● DATASET ROWS
begin

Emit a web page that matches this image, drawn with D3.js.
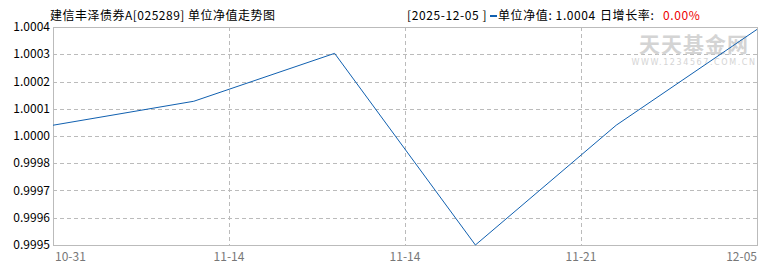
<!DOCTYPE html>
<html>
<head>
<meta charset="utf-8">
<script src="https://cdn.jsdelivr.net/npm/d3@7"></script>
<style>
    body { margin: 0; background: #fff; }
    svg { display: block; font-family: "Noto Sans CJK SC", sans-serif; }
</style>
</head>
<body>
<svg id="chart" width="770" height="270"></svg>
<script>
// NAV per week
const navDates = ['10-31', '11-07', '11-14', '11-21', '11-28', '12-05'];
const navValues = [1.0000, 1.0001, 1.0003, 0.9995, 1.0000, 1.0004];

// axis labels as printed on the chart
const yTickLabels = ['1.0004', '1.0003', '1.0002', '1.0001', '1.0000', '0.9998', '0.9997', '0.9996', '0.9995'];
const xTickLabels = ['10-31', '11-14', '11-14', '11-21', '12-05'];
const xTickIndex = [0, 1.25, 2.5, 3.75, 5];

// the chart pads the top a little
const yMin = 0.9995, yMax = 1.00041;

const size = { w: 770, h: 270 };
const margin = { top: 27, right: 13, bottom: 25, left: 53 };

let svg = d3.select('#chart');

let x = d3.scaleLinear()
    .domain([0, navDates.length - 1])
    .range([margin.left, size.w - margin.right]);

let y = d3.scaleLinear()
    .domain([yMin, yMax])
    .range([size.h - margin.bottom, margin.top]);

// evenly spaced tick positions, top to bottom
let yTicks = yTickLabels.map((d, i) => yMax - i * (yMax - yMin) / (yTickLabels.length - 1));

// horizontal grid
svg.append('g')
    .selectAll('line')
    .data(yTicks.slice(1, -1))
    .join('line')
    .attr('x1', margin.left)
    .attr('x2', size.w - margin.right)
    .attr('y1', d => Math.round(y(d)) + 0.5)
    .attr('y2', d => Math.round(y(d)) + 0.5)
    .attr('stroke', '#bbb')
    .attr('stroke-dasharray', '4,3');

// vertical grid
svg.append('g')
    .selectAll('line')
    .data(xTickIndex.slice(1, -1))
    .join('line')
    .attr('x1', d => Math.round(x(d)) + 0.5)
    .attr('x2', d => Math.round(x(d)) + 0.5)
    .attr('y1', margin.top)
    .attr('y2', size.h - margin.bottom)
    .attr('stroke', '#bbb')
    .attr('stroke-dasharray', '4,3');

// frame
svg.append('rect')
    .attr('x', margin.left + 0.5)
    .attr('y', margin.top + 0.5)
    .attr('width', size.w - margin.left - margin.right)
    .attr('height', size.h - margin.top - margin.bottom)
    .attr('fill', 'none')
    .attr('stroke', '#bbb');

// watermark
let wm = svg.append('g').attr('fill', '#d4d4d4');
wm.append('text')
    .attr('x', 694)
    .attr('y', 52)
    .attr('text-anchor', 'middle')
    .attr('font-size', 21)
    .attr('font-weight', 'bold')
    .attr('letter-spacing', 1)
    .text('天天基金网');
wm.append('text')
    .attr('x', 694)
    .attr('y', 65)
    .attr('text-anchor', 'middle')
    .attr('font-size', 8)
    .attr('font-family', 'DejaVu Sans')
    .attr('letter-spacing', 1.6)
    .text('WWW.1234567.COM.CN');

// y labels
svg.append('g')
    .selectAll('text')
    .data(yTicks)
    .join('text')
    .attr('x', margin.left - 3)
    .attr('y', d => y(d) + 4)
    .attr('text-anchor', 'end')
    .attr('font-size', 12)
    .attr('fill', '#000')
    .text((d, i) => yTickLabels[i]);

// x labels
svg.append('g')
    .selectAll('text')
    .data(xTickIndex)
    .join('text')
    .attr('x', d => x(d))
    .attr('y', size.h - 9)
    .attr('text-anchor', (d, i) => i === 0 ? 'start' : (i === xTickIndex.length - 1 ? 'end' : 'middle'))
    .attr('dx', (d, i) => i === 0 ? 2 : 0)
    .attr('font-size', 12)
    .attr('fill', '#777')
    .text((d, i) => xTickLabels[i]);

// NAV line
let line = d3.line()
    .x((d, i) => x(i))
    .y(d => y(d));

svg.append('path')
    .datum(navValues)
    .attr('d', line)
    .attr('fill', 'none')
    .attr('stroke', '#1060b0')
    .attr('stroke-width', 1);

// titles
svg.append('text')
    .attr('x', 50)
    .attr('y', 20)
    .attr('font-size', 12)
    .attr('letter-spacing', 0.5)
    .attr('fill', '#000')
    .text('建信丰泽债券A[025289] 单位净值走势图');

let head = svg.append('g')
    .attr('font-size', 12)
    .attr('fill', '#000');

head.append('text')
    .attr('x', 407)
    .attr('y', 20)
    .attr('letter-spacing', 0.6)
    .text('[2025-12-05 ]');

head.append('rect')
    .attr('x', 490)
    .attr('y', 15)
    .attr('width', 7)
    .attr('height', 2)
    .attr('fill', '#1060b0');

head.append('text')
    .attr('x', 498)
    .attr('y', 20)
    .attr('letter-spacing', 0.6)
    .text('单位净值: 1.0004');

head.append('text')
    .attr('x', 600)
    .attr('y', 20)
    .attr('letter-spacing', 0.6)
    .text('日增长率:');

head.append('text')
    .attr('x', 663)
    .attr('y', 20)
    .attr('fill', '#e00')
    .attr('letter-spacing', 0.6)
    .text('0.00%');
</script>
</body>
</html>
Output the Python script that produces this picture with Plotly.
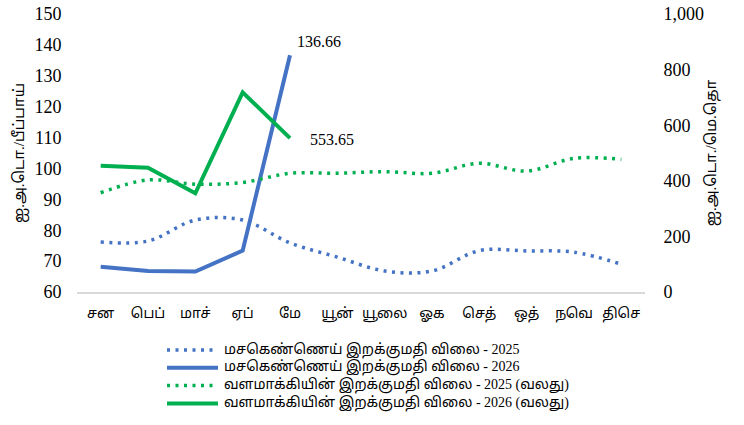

end

● TASK GOAL
Skip the images and write out the rest of the listing exactly.

● ANSWER TO THIS TASK
Emit a web page that matches this image, drawn with D3.js.
<!DOCTYPE html>
<html>
<head>
<meta charset="utf-8">
<script src="https://cdn.jsdelivr.net/npm/d3@7"></script>
<style>
    body { margin: 0; background: #fff; }
    svg { display: block; font-family: "Noto Sans CJK SC", sans-serif; }
</style>
</head>
<body>
<svg id="chart" width="770" height="270"></svg>
<script>
// NAV per week
const navDates = ['10-31', '11-07', '11-14', '11-21', '11-28', '12-05'];
const navValues = [1.0000, 1.0001, 1.0003, 0.9995, 1.0000, 1.0004];

// axis labels as printed on the chart
const yTickLabels = ['1.0004', '1.0003', '1.0002', '1.0001', '1.0000', '0.9998', '0.9997', '0.9996', '0.9995'];
const xTickLabels = ['10-31', '11-14', '11-14', '11-21', '12-05'];
const xTickIndex = [0, 1.25, 2.5, 3.75, 5];

// the chart pads the top a little
const yMin = 0.9995, yMax = 1.00041;

const size = { w: 770, h: 270 };
const margin = { top: 27, right: 13, bottom: 25, left: 53 };

let svg = d3.select('#chart');

let x = d3.scaleLinear()
    .domain([0, navDates.length - 1])
    .range([margin.left, size.w - margin.right]);

let y = d3.scaleLinear()
    .domain([yMin, yMax])
    .range([size.h - margin.bottom, margin.top]);

// evenly spaced tick positions, top to bottom
let yTicks = yTickLabels.map((d, i) => yMax - i * (yMax - yMin) / (yTickLabels.length - 1));

// horizontal grid
svg.append('g')
    .selectAll('line')
    .data(yTicks.slice(1, -1))
    .join('line')
    .attr('x1', margin.left)
    .attr('x2', size.w - margin.right)
    .attr('y1', d => Math.round(y(d)) + 0.5)
    .attr('y2', d => Math.round(y(d)) + 0.5)
    .attr('stroke', '#bbb')
    .attr('stroke-dasharray', '4,3');

// vertical grid
svg.append('g')
    .selectAll('line')
    .data(xTickIndex.slice(1, -1))
    .join('line')
    .attr('x1', d => Math.round(x(d)) + 0.5)
    .attr('x2', d => Math.round(x(d)) + 0.5)
    .attr('y1', margin.top)
    .attr('y2', size.h - margin.bottom)
    .attr('stroke', '#bbb')
    .attr('stroke-dasharray', '4,3');

// frame
svg.append('rect')
    .attr('x', margin.left + 0.5)
    .attr('y', margin.top + 0.5)
    .attr('width', size.w - margin.left - margin.right)
    .attr('height', size.h - margin.top - margin.bottom)
    .attr('fill', 'none')
    .attr('stroke', '#bbb');

// watermark
let wm = svg.append('g').attr('fill', '#d4d4d4');
wm.append('text')
    .attr('x', 694)
    .attr('y', 52)
    .attr('text-anchor', 'middle')
    .attr('font-size', 21)
    .attr('font-weight', 'bold')
    .attr('letter-spacing', 1)
    .text('天天基金网');
wm.append('text')
    .attr('x', 694)
    .attr('y', 65)
    .attr('text-anchor', 'middle')
    .attr('font-size', 8)
    .attr('font-family', 'DejaVu Sans')
    .attr('letter-spacing', 1.6)
    .text('WWW.1234567.COM.CN');

// y labels
svg.append('g')
    .selectAll('text')
    .data(yTicks)
    .join('text')
    .attr('x', margin.left - 3)
    .attr('y', d => y(d) + 4)
    .attr('text-anchor', 'end')
    .attr('font-size', 12)
    .attr('fill', '#000')
    .text((d, i) => yTickLabels[i]);

// x labels
svg.append('g')
    .selectAll('text')
    .data(xTickIndex)
    .join('text')
    .attr('x', d => x(d))
    .attr('y', size.h - 9)
    .attr('text-anchor', (d, i) => i === 0 ? 'start' : (i === xTickIndex.length - 1 ? 'end' : 'middle'))
    .attr('dx', (d, i) => i === 0 ? 2 : 0)
    .attr('font-size', 12)
    .attr('fill', '#777')
    .text((d, i) => xTickLabels[i]);

// NAV line
let line = d3.line()
    .x((d, i) => x(i))
    .y(d => y(d));

svg.append('path')
    .datum(navValues)
    .attr('d', line)
    .attr('fill', 'none')
    .attr('stroke', '#1060b0')
    .attr('stroke-width', 1);

// titles
svg.append('text')
    .attr('x', 50)
    .attr('y', 20)
    .attr('font-size', 12)
    .attr('letter-spacing', 0.5)
    .attr('fill', '#000')
    .text('建信丰泽债券A[025289] 单位净值走势图');

let head = svg.append('g')
    .attr('font-size', 12)
    .attr('fill', '#000');

head.append('text')
    .attr('x', 407)
    .attr('y', 20)
    .attr('letter-spacing', 0.6)
    .text('[2025-12-05 ]');

head.append('rect')
    .attr('x', 490)
    .attr('y', 15)
    .attr('width', 7)
    .attr('height', 2)
    .attr('fill', '#1060b0');

head.append('text')
    .attr('x', 498)
    .attr('y', 20)
    .attr('letter-spacing', 0.6)
    .text('单位净值: 1.0004');

head.append('text')
    .attr('x', 600)
    .attr('y', 20)
    .attr('letter-spacing', 0.6)
    .text('日增长率:');

head.append('text')
    .attr('x', 663)
    .attr('y', 20)
    .attr('fill', '#e00')
    .attr('letter-spacing', 0.6)
    .text('0.00%');
</script>
</body>
</html>
Output the Python script that produces this picture with Plotly.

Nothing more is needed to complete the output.